The timeless words from the original 1944 version of Woody Guthrie's classic protest song resonate even louder today:
There was a big high wall there that tried to stop me / Sign was painted, it said private property / But on the back side it didn't say nothing / This land was made for you and me.
This land is our land - and no walls or signs can ever encircle or exclude us.
Didn't vote for him? You and 256 million other Americans. The quintessential hashtag of the '16 cycle that promises to resonate as powerfully over the next four years as it has in the aftermath of election day. We won't wear out -- and neither will our protest's refrain.
"Injustice anywhere is a threat to justice everywhere." And so we live in MLK's legacy -- as the pestilence of prejudice finds its footholds, so must we find our voices. For if ever there was a doubt as to the unreason of racism, it is this simple truth: that out of Africa and into the streets, not one among humanity can trace our taproots anywhere else.
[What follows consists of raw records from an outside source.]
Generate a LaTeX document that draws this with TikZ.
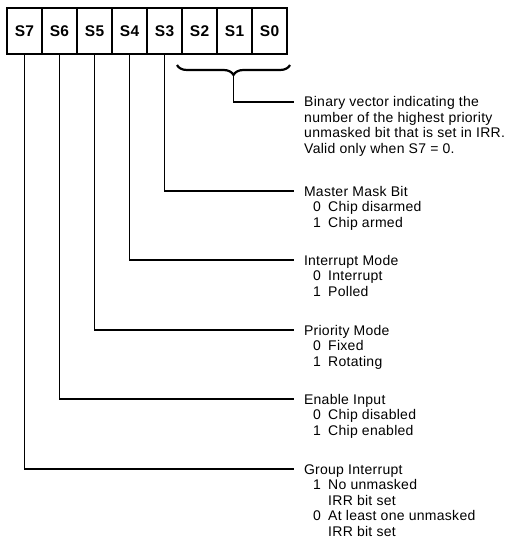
\documentclass[tikz,border=0pt]{standalone}
\usepackage{fontspec}
\setmainfont{Liberation Sans}[LetterSpace=2]
\usepackage{tikz}
\usetikzlibrary{decorations.pathreplacing}

\tikzset{
  bitbox/.style={draw, line width=1.5pt, minimum width=35pt, minimum height=46pt,
    inner sep=0pt, font=\fontsize{15.5}{16}\selectfont\bfseries},
  wire/.style={line width=1.2pt},
  field/.style={anchor=west, inner sep=0pt, outer xsep=10pt, text height=10pt,
    text depth=0pt, font=\fontsize{14}{15.5}\selectfont},
  values/.style={anchor=base west, inner sep=0pt, font=\fontsize{14}{15.5}\selectfont}
}
\newcommand{\vals}[1]{\begin{tabular}[t]{@{}p{15pt}@{}l@{}}#1\end{tabular}}

\begin{document}
\begin{tikzpicture}[x=1pt,y=-1pt]
    \useasboundingbox (0,0) rectangle (517,548);

    % Status byte
    \foreach \i [count=\k from 0] in {7,6,...,0}
        \node[bitbox] (b\i) at (24.5+35*\k,31) {S\i};

    % Brace under S2..S0
    \coordinate (brr) at (290,65);
    \coordinate (brl) at (177,65);
    \coordinate (brtip) at (233.5,75);
    \coordinate (binend) at (294,102);
    \draw[line width=2.2pt, decorate, decoration={brace, amplitude=10pt}] (brr) -- (brl);
    \draw[wire] (brtip) |- (binend);
    \node[values] (bin) at (304,107) {\begin{tabular}[t]{@{}l@{}}
        Binary vector indicating the\\
        number of the highest priority\\
        unmasked bit that is set in IRR.\\
        Valid only when S7 = 0.\end{tabular}};

    % S3: master mask bit
    \node[field] (t3) at (294,191) {Master Mask Bit};
    \node[values] (v3) at (313,211.5) {\vals{0 & Chip disarmed\\ 1 & Chip armed}};
    \draw[wire] (b3.south) |- (t3.west);

    % S4: interrupt mode
    \node[field] (t4) at (294,260) {Interrupt Mode};
    \node[values] (v4) at (313,280.5) {\vals{0 & Interrupt\\ 1 & Polled}};
    \draw[wire] (b4.south) |- (t4.west);

    % S5: priority mode
    \node[field] (t5) at (294,330) {Priority Mode};
    \node[values] (v5) at (313,350.5) {\vals{0 & Fixed\\ 1 & Rotating}};
    \draw[wire] (b5.south) |- (t5.west);

    % S6: enable input
    \node[field] (t6) at (294,399) {Enable Input};
    \node[values] (v6) at (313,419.5) {\vals{0 & Chip disabled\\ 1 & Chip enabled}};
    \draw[wire] (b6.south) |- (t6.west);

    % S7: group interrupt
    \node[field] (t7) at (294,469) {Group Interrupt};
    \node[values] (v7) at (313,489.5) {\vals{1 & No unmasked\\ & IRR bit set\\
        0 & At least one unmasked\\ & IRR bit set}};
    \draw[wire] (b7.south) |- (t7.west);
\end{tikzpicture}
\end{document}
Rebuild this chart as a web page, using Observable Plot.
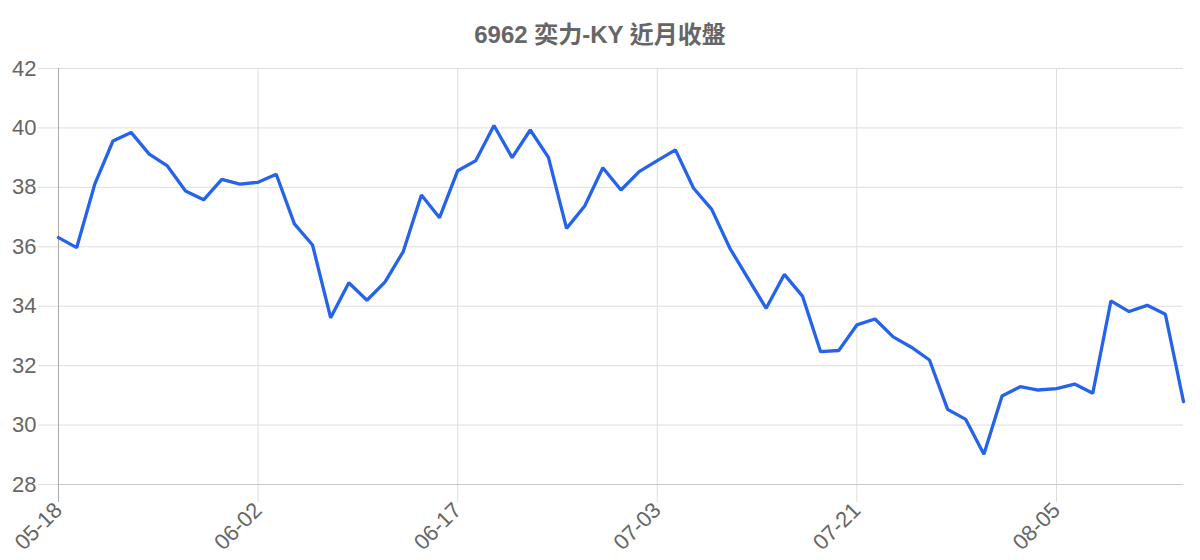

And so when the disengenues cry afoul to the chants of BLM that "All lives matter!" as if to invoke some enlightened salve, then we may declaim that if that was indeed their credo, then to defend all lives would begin with where all life began. So long as those among us who trace more modern roots to the source suffer the un-breaths of injustice, those with more distant ties might yet hear the voice of our common ancestor still latent within, screaming, that so long as even one among us remains subject to oppression, so do we all.